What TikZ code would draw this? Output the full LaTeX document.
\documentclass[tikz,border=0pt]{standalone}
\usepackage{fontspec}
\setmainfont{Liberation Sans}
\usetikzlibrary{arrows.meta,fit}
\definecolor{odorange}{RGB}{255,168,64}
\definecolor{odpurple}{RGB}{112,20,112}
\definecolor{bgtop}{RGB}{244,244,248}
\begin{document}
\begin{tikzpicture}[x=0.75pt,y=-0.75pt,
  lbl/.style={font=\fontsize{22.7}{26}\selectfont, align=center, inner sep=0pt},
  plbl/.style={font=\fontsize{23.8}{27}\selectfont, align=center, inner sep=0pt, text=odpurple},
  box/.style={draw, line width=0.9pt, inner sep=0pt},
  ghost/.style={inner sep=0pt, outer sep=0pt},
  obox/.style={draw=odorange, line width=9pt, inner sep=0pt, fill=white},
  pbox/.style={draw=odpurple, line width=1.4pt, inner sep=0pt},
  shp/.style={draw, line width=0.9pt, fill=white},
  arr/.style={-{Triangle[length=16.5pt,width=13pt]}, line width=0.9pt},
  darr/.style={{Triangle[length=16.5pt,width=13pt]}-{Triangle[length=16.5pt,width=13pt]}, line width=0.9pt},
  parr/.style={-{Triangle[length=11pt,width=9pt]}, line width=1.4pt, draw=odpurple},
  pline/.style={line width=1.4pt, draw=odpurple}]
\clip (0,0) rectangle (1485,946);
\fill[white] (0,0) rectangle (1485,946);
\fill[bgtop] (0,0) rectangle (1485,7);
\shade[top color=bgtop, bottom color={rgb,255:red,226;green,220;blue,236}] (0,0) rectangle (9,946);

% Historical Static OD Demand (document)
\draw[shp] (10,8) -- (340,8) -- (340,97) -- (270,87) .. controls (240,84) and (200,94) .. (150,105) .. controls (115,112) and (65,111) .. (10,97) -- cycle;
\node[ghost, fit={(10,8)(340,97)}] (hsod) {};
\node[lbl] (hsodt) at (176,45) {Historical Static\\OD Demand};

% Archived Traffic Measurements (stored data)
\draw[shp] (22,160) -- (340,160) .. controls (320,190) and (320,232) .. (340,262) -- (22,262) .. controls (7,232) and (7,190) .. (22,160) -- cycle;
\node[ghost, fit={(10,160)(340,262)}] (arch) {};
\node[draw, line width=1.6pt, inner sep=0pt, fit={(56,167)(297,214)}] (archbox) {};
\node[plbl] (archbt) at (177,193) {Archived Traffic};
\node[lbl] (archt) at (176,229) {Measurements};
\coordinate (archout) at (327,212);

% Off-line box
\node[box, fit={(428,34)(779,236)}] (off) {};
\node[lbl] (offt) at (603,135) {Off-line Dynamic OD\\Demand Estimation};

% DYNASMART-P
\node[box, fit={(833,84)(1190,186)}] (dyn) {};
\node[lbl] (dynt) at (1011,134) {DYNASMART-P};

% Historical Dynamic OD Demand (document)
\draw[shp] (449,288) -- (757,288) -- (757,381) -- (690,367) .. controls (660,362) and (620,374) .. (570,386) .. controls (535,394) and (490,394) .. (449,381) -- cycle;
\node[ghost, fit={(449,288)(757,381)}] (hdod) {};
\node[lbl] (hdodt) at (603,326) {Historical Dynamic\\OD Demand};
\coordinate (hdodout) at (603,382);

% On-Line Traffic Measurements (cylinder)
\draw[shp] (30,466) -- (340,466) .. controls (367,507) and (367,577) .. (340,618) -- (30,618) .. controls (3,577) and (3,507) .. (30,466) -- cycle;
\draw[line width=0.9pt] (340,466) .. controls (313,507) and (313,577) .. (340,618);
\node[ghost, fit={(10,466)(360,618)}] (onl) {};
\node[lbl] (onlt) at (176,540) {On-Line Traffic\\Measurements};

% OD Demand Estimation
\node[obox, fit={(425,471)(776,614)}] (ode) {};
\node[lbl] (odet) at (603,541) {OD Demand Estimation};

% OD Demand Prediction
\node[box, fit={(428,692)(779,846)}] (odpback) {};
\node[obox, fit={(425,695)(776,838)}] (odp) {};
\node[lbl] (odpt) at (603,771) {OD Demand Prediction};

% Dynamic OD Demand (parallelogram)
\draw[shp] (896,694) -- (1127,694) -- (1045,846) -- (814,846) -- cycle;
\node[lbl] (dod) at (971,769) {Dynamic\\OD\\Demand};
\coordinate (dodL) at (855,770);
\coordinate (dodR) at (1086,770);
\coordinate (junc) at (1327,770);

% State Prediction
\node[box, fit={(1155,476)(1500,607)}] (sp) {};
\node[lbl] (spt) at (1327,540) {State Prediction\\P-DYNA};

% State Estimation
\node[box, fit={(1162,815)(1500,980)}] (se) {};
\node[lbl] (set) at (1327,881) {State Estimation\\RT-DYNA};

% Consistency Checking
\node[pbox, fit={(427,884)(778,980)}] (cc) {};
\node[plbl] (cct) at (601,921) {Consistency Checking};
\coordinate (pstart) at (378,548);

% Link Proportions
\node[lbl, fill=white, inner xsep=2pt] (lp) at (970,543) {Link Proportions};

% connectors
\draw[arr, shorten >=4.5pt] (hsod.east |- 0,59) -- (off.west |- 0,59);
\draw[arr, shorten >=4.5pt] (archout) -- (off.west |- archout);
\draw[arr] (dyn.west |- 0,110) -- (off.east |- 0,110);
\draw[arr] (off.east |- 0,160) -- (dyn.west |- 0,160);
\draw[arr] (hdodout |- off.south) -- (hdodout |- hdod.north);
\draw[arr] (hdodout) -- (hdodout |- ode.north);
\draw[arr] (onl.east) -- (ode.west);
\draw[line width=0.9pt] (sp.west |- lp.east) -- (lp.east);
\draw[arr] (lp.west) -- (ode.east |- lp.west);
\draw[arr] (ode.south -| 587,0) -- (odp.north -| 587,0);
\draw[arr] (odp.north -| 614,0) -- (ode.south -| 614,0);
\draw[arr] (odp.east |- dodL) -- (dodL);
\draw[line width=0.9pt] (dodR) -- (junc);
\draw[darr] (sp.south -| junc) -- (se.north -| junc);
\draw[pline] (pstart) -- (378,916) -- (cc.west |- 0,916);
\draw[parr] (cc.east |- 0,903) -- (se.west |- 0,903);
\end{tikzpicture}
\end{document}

== == ==

WHAT YOU ARE ASKED TO DO: Reproduce all of the material above word for word.

COMPLETE RESPONSE:
What TikZ code would draw this? Output the full LaTeX document.
\documentclass[tikz,border=0pt]{standalone}
\usepackage{fontspec}
\setmainfont{Liberation Sans}
\usetikzlibrary{arrows.meta,fit}
\definecolor{odorange}{RGB}{255,168,64}
\definecolor{odpurple}{RGB}{112,20,112}
\definecolor{bgtop}{RGB}{244,244,248}
\begin{document}
\begin{tikzpicture}[x=0.75pt,y=-0.75pt,
  lbl/.style={font=\fontsize{22.7}{26}\selectfont, align=center, inner sep=0pt},
  plbl/.style={font=\fontsize{23.8}{27}\selectfont, align=center, inner sep=0pt, text=odpurple},
  box/.style={draw, line width=0.9pt, inner sep=0pt},
  ghost/.style={inner sep=0pt, outer sep=0pt},
  obox/.style={draw=odorange, line width=9pt, inner sep=0pt, fill=white},
  pbox/.style={draw=odpurple, line width=1.4pt, inner sep=0pt},
  shp/.style={draw, line width=0.9pt, fill=white},
  arr/.style={-{Triangle[length=16.5pt,width=13pt]}, line width=0.9pt},
  darr/.style={{Triangle[length=16.5pt,width=13pt]}-{Triangle[length=16.5pt,width=13pt]}, line width=0.9pt},
  parr/.style={-{Triangle[length=11pt,width=9pt]}, line width=1.4pt, draw=odpurple},
  pline/.style={line width=1.4pt, draw=odpurple}]
\clip (0,0) rectangle (1485,946);
\fill[white] (0,0) rectangle (1485,946);
\fill[bgtop] (0,0) rectangle (1485,7);
\shade[top color=bgtop, bottom color={rgb,255:red,226;green,220;blue,236}] (0,0) rectangle (9,946);

% Historical Static OD Demand (document)
\draw[shp] (10,8) -- (340,8) -- (340,97) -- (270,87) .. controls (240,84) and (200,94) .. (150,105) .. controls (115,112) and (65,111) .. (10,97) -- cycle;
\node[ghost, fit={(10,8)(340,97)}] (hsod) {};
\node[lbl] (hsodt) at (176,45) {Historical Static\\OD Demand};

% Archived Traffic Measurements (stored data)
\draw[shp] (22,160) -- (340,160) .. controls (320,190) and (320,232) .. (340,262) -- (22,262) .. controls (7,232) and (7,190) .. (22,160) -- cycle;
\node[ghost, fit={(10,160)(340,262)}] (arch) {};
\node[draw, line width=1.6pt, inner sep=0pt, fit={(56,167)(297,214)}] (archbox) {};
\node[plbl] (archbt) at (177,193) {Archived Traffic};
\node[lbl] (archt) at (176,229) {Measurements};
\coordinate (archout) at (327,212);

% Off-line box
\node[box, fit={(428,34)(779,236)}] (off) {};
\node[lbl] (offt) at (603,135) {Off-line Dynamic OD\\Demand Estimation};

% DYNASMART-P
\node[box, fit={(833,84)(1190,186)}] (dyn) {};
\node[lbl] (dynt) at (1011,134) {DYNASMART-P};

% Historical Dynamic OD Demand (document)
\draw[shp] (449,288) -- (757,288) -- (757,381) -- (690,367) .. controls (660,362) and (620,374) .. (570,386) .. controls (535,394) and (490,394) .. (449,381) -- cycle;
\node[ghost, fit={(449,288)(757,381)}] (hdod) {};
\node[lbl] (hdodt) at (603,326) {Historical Dynamic\\OD Demand};
\coordinate (hdodout) at (603,382);

% On-Line Traffic Measurements (cylinder)
\draw[shp] (30,466) -- (340,466) .. controls (367,507) and (367,577) .. (340,618) -- (30,618) .. controls (3,577) and (3,507) .. (30,466) -- cycle;
\draw[line width=0.9pt] (340,466) .. controls (313,507) and (313,577) .. (340,618);
\node[ghost, fit={(10,466)(360,618)}] (onl) {};
\node[lbl] (onlt) at (176,540) {On-Line Traffic\\Measurements};

% OD Demand Estimation
\node[obox, fit={(425,471)(776,614)}] (ode) {};
\node[lbl] (odet) at (603,541) {OD Demand Estimation};

% OD Demand Prediction
\node[box, fit={(428,692)(779,846)}] (odpback) {};
\node[obox, fit={(425,695)(776,838)}] (odp) {};
\node[lbl] (odpt) at (603,771) {OD Demand Prediction};

% Dynamic OD Demand (parallelogram)
\draw[shp] (896,694) -- (1127,694) -- (1045,846) -- (814,846) -- cycle;
\node[lbl] (dod) at (971,769) {Dynamic\\OD\\Demand};
\coordinate (dodL) at (855,770);
\coordinate (dodR) at (1086,770);
\coordinate (junc) at (1327,770);

% State Prediction
\node[box, fit={(1155,476)(1500,607)}] (sp) {};
\node[lbl] (spt) at (1327,540) {State Prediction\\P-DYNA};

% State Estimation
\node[box, fit={(1162,815)(1500,980)}] (se) {};
\node[lbl] (set) at (1327,881) {State Estimation\\RT-DYNA};

% Consistency Checking
\node[pbox, fit={(427,884)(778,980)}] (cc) {};
\node[plbl] (cct) at (601,921) {Consistency Checking};
\coordinate (pstart) at (378,548);

% Link Proportions
\node[lbl, fill=white, inner xsep=2pt] (lp) at (970,543) {Link Proportions};

% connectors
\draw[arr, shorten >=4.5pt] (hsod.east |- 0,59) -- (off.west |- 0,59);
\draw[arr, shorten >=4.5pt] (archout) -- (off.west |- archout);
\draw[arr] (dyn.west |- 0,110) -- (off.east |- 0,110);
\draw[arr] (off.east |- 0,160) -- (dyn.west |- 0,160);
\draw[arr] (hdodout |- off.south) -- (hdodout |- hdod.north);
\draw[arr] (hdodout) -- (hdodout |- ode.north);
\draw[arr] (onl.east) -- (ode.west);
\draw[line width=0.9pt] (sp.west |- lp.east) -- (lp.east);
\draw[arr] (lp.west) -- (ode.east |- lp.west);
\draw[arr] (ode.south -| 587,0) -- (odp.north -| 587,0);
\draw[arr] (odp.north -| 614,0) -- (ode.south -| 614,0);
\draw[arr] (odp.east |- dodL) -- (dodL);
\draw[line width=0.9pt] (dodR) -- (junc);
\draw[darr] (sp.south -| junc) -- (se.north -| junc);
\draw[pline] (pstart) -- (378,916) -- (cc.west |- 0,916);
\draw[parr] (cc.east |- 0,903) -- (se.west |- 0,903);
\end{tikzpicture}
\end{document}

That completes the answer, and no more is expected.